What needs to be done: Output all the material that follows, exactly as given.

Material:
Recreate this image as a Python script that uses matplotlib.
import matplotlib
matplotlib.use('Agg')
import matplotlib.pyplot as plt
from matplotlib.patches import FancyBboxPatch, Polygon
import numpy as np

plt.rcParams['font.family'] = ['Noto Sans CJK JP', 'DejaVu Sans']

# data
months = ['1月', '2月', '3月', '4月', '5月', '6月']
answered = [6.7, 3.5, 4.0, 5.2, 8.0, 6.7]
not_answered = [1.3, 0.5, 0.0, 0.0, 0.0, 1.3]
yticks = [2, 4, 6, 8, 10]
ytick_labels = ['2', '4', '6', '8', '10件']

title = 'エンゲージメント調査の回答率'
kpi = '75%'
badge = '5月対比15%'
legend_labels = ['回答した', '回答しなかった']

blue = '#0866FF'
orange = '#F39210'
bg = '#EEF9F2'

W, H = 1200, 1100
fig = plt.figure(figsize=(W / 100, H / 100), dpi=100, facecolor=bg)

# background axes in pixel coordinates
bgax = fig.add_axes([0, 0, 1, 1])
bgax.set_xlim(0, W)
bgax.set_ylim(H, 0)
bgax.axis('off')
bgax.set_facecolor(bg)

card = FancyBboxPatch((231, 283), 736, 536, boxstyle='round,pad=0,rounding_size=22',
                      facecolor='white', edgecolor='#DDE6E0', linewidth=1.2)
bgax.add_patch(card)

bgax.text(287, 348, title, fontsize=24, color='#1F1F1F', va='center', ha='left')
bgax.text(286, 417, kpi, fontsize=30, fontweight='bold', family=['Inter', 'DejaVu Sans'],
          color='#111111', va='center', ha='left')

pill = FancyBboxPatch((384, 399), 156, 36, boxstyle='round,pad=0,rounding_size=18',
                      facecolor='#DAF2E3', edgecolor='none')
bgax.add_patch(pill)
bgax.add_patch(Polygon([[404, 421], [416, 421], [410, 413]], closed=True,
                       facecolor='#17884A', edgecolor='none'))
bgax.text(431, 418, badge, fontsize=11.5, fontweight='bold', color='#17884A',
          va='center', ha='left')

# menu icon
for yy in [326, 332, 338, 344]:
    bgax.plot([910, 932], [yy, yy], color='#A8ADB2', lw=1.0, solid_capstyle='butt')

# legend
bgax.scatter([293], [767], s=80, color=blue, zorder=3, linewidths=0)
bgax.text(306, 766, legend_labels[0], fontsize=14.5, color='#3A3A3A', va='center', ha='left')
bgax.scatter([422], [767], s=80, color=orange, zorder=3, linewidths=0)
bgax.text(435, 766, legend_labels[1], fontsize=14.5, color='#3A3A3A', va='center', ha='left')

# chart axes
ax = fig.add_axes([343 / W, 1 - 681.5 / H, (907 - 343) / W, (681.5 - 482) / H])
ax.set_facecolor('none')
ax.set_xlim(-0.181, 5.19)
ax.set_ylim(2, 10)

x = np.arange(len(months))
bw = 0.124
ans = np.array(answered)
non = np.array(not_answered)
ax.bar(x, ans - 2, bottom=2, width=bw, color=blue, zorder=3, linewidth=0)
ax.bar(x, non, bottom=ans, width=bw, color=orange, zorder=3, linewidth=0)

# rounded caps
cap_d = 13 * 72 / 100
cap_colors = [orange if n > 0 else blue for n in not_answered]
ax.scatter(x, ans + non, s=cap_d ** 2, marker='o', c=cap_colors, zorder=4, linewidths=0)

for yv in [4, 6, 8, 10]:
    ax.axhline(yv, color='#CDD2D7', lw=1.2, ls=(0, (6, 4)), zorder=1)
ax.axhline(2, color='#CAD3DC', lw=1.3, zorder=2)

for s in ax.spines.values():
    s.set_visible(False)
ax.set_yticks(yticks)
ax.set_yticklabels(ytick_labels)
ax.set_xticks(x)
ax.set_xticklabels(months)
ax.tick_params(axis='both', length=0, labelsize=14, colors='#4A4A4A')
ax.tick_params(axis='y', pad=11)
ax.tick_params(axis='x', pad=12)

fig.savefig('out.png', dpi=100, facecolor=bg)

Reply to the exercise:
Recreate this image as a Python script that uses matplotlib.
import matplotlib
matplotlib.use('Agg')
import matplotlib.pyplot as plt
from matplotlib.patches import FancyBboxPatch, Polygon
import numpy as np

plt.rcParams['font.family'] = ['Noto Sans CJK JP', 'DejaVu Sans']

# data
months = ['1月', '2月', '3月', '4月', '5月', '6月']
answered = [6.7, 3.5, 4.0, 5.2, 8.0, 6.7]
not_answered = [1.3, 0.5, 0.0, 0.0, 0.0, 1.3]
yticks = [2, 4, 6, 8, 10]
ytick_labels = ['2', '4', '6', '8', '10件']

title = 'エンゲージメント調査の回答率'
kpi = '75%'
badge = '5月対比15%'
legend_labels = ['回答した', '回答しなかった']

blue = '#0866FF'
orange = '#F39210'
bg = '#EEF9F2'

W, H = 1200, 1100
fig = plt.figure(figsize=(W / 100, H / 100), dpi=100, facecolor=bg)

# background axes in pixel coordinates
bgax = fig.add_axes([0, 0, 1, 1])
bgax.set_xlim(0, W)
bgax.set_ylim(H, 0)
bgax.axis('off')
bgax.set_facecolor(bg)

card = FancyBboxPatch((231, 283), 736, 536, boxstyle='round,pad=0,rounding_size=22',
                      facecolor='white', edgecolor='#DDE6E0', linewidth=1.2)
bgax.add_patch(card)

bgax.text(287, 348, title, fontsize=24, color='#1F1F1F', va='center', ha='left')
bgax.text(286, 417, kpi, fontsize=30, fontweight='bold', family=['Inter', 'DejaVu Sans'],
          color='#111111', va='center', ha='left')

pill = FancyBboxPatch((384, 399), 156, 36, boxstyle='round,pad=0,rounding_size=18',
                      facecolor='#DAF2E3', edgecolor='none')
bgax.add_patch(pill)
bgax.add_patch(Polygon([[404, 421], [416, 421], [410, 413]], closed=True,
                       facecolor='#17884A', edgecolor='none'))
bgax.text(431, 418, badge, fontsize=11.5, fontweight='bold', color='#17884A',
          va='center', ha='left')

# menu icon
for yy in [326, 332, 338, 344]:
    bgax.plot([910, 932], [yy, yy], color='#A8ADB2', lw=1.0, solid_capstyle='butt')

# legend
bgax.scatter([293], [767], s=80, color=blue, zorder=3, linewidths=0)
bgax.text(306, 766, legend_labels[0], fontsize=14.5, color='#3A3A3A', va='center', ha='left')
bgax.scatter([422], [767], s=80, color=orange, zorder=3, linewidths=0)
bgax.text(435, 766, legend_labels[1], fontsize=14.5, color='#3A3A3A', va='center', ha='left')

# chart axes
ax = fig.add_axes([343 / W, 1 - 681.5 / H, (907 - 343) / W, (681.5 - 482) / H])
ax.set_facecolor('none')
ax.set_xlim(-0.181, 5.19)
ax.set_ylim(2, 10)

x = np.arange(len(months))
bw = 0.124
ans = np.array(answered)
non = np.array(not_answered)
ax.bar(x, ans - 2, bottom=2, width=bw, color=blue, zorder=3, linewidth=0)
ax.bar(x, non, bottom=ans, width=bw, color=orange, zorder=3, linewidth=0)

# rounded caps
cap_d = 13 * 72 / 100
cap_colors = [orange if n > 0 else blue for n in not_answered]
ax.scatter(x, ans + non, s=cap_d ** 2, marker='o', c=cap_colors, zorder=4, linewidths=0)

for yv in [4, 6, 8, 10]:
    ax.axhline(yv, color='#CDD2D7', lw=1.2, ls=(0, (6, 4)), zorder=1)
ax.axhline(2, color='#CAD3DC', lw=1.3, zorder=2)

for s in ax.spines.values():
    s.set_visible(False)
ax.set_yticks(yticks)
ax.set_yticklabels(ytick_labels)
ax.set_xticks(x)
ax.set_xticklabels(months)
ax.tick_params(axis='both', length=0, labelsize=14, colors='#4A4A4A')
ax.tick_params(axis='y', pad=11)
ax.tick_params(axis='x', pad=12)

fig.savefig('out.png', dpi=100, facecolor=bg)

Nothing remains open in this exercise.